Mães e pais medianos, uni-vos!

Reza a lenda que ao nos tornarmos pais (leia-se pai/mãe) ultrapassaríamos um umbral, a partir do qual nos tornaríamos uma pessoa melhor. Pais seriam "Pokémons" evoluídos, cujos sentimentos de ódio, inveja, ciúmes, arrependimento, enfim, o caldo mais grosso de nossa humanidade, estariam sob controle e nunca recairiam sobre os filhos. 

Se fosse verdade, a humanidade seria gloriosa.

Ter filhos não melhora ninguém, embora se aprenda muitas coisas ao tê-los. Não existe garantia de que isso que aprendemos nos faça pessoas mais resolvidas, ou ainda que não aprenderíamos as mesmas coisas sem ter passado por essa experiência.

Uma coisa certamente muda: quem se tornou pai/mãe será julgado com uma régua implacável. Esse umbral diz menos respeito ao fato de nos tornarmos pessoas superiores, do que ao de sermos julgados sem dó por continuarmos sendo os medíocres de sempre. Não ficamos melhores, óbvio, mas, a partir daí, não seremos mais perdoados por isso.

Cuidar e se preocupar com alguém absolutamente dependente, privar-se de sono, trocar dezenas de fraldas por dia e dar de mamar a cada duas horas não faz ninguém mais maduro, pelo contrário. Se você era estressado, provavelmente ficará mais e, se era sossegado, pode descobrir seu lado "monge zen ensandecido" até então inexplorado. 

Passados alguns anos, dirá que a paternidade/maternidade mudou sua vida, é fato, mas nunca terá a contraprova para saber como teria sido se não tivesse tido filhos. Inconformados com o fato de que nossos pais não se tornaram seres superiores depois de nosso glorioso nascimento, passamos grande parte da vida a acusá-los disso.

Espécie de Procon da parentalidade, o divã é lugar onde se encontram os dois lados dessa mesma lógica. Acusamos os pais de serem reles humanos e nos acusamos, depois de ter tido filhos, de não estarmos à altura do cargo.

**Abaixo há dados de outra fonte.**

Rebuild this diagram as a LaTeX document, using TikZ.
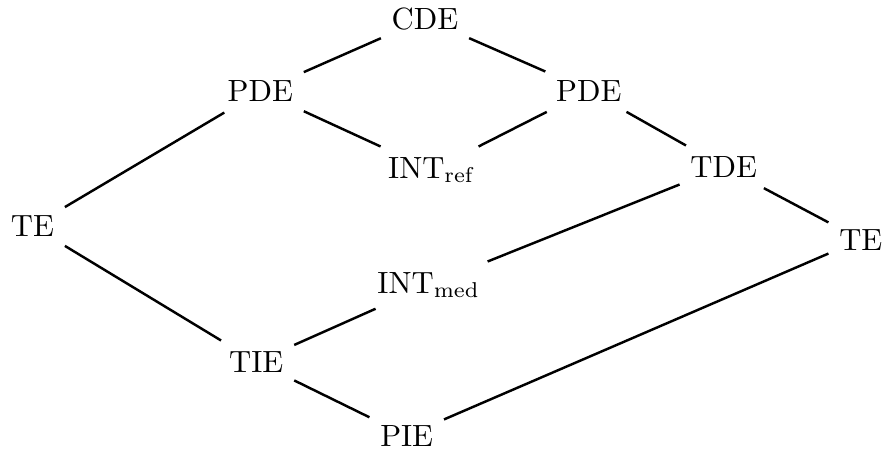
\documentclass[tikz,border=0pt]{standalone}
\begin{document}
\begin{tikzpicture}[x=0.3257pt,y=-0.3257pt,
  lbl/.style={anchor=base},
  edge/.style={thick}]
\useasboundingbox (0,0) rectangle (886,452);
\node[lbl] (cde)  at (425,29.3)   {CDE};
\node[lbl] (pdeL) at (260.3,101.7) {PDE};
\node[lbl] (pdeR) at (588.8,101)  {PDE};
\node[lbl] (intr) at (432,178.3)  {INT$_{\mathrm{ref}}$};
\node[lbl] (tde)  at (723.7,177.3) {TDE};
\node[lbl] (teL)  at (32.5,236.7) {TE};
\node[lbl] (teR)  at (860.8,250)  {TE};
\node[lbl] (intm) at (428.7,293.3) {INT$_{\mathrm{med}}$};
\node[lbl] (tie)  at (256.3,372.3) {TIE};
\node[lbl] (pie)  at (406.7,446)  {PIE};
\draw[edge] (cde) -- (pdeL);
\draw[edge] (cde) -- (pdeR);
\draw[edge] (pdeL) -- (intr);
\draw[edge] (pdeR) -- (intr);
\draw[edge] (pdeR) -- (tde);
\draw[edge] (pdeL) -- (teL);
\draw[edge] (tde) -- (teR);
\draw[edge] (tde) -- (intm);
\draw[edge] (teL) -- (tie);
\draw[edge] (intm) -- (tie);
\draw[edge] (tie) -- (pie);
\draw[edge] (pie) -- (teR);
\end{tikzpicture}
\end{document}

É aqui que toda a virulência contra os pais se volta contra nós mesmos, a ponto de algumas pessoas não se permitirem ter filhos para evitar cair no lugar do apedrejado no qual mantém os pais.

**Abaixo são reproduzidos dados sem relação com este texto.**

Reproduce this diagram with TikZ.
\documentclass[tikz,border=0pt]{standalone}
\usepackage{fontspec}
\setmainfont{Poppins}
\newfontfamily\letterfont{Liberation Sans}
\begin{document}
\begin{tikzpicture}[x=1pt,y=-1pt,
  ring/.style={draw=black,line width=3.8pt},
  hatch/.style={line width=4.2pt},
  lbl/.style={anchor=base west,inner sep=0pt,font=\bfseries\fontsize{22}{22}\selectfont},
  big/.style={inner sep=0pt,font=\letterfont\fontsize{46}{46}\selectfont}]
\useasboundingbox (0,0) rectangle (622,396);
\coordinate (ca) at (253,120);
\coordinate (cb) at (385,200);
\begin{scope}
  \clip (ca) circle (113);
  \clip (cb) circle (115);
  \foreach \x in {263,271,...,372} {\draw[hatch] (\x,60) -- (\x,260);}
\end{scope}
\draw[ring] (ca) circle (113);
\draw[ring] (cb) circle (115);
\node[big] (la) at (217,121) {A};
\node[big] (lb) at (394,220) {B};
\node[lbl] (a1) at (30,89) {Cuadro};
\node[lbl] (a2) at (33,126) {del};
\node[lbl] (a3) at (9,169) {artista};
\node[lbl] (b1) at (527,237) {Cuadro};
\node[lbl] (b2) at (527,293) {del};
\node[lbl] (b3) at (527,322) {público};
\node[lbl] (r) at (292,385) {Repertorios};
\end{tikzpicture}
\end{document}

De repente constatamos, cheios de incredulidade, que nossos pais podem ser invejosos, ciumentos, competitivos, egoístas conosco. Interpretarmos esses comportamentos como algo que justificaria um impeachment deles. 

Do outro lado, quando nos deparamos com nosso desejo de não ter tido filhos, com nossa inveja deles, com um sonho erótico ou mortífero com eles, acabamos por proferir para nós a mesma sentença: nós é que não servimos para o cargo! 

Conselho: pegue a senha e entre na fila, a humanidade te precede. 

Idealizar os pais, admirá-los, querer ser como eles é inevitável. Vivemos todos, sem exceção, infinitas versões do tema. Encará-los como pessoas comuns, sem se contorcer em fúria e decepção é de outra ordem. Ter filhos é uma oportunidade, talvez a mais escancarada, de descobrir que, por mais que os pais nos amem, não serão outras pessoas por causa disso. Tampouco nós seremos para nossos filhos. Mas isso envolve trabalho, seja dentro ou fora de uma análise. Não vem por gravidade. 

É apaziguador imaginar que todo perrengue que enfrentamentos durante décadas cuidando dos filhos será compensado por algum tipo de iluminação espiritual, que economizaria séculos de purgatório ou décadas de divã. Mas seria mais justo, com eles e conosco, que pudéssemos aproveitar o convívio entre gerações, cheio de surpresas, desafios e alegrias sem esperar uma medalha no final. Nem a cruz.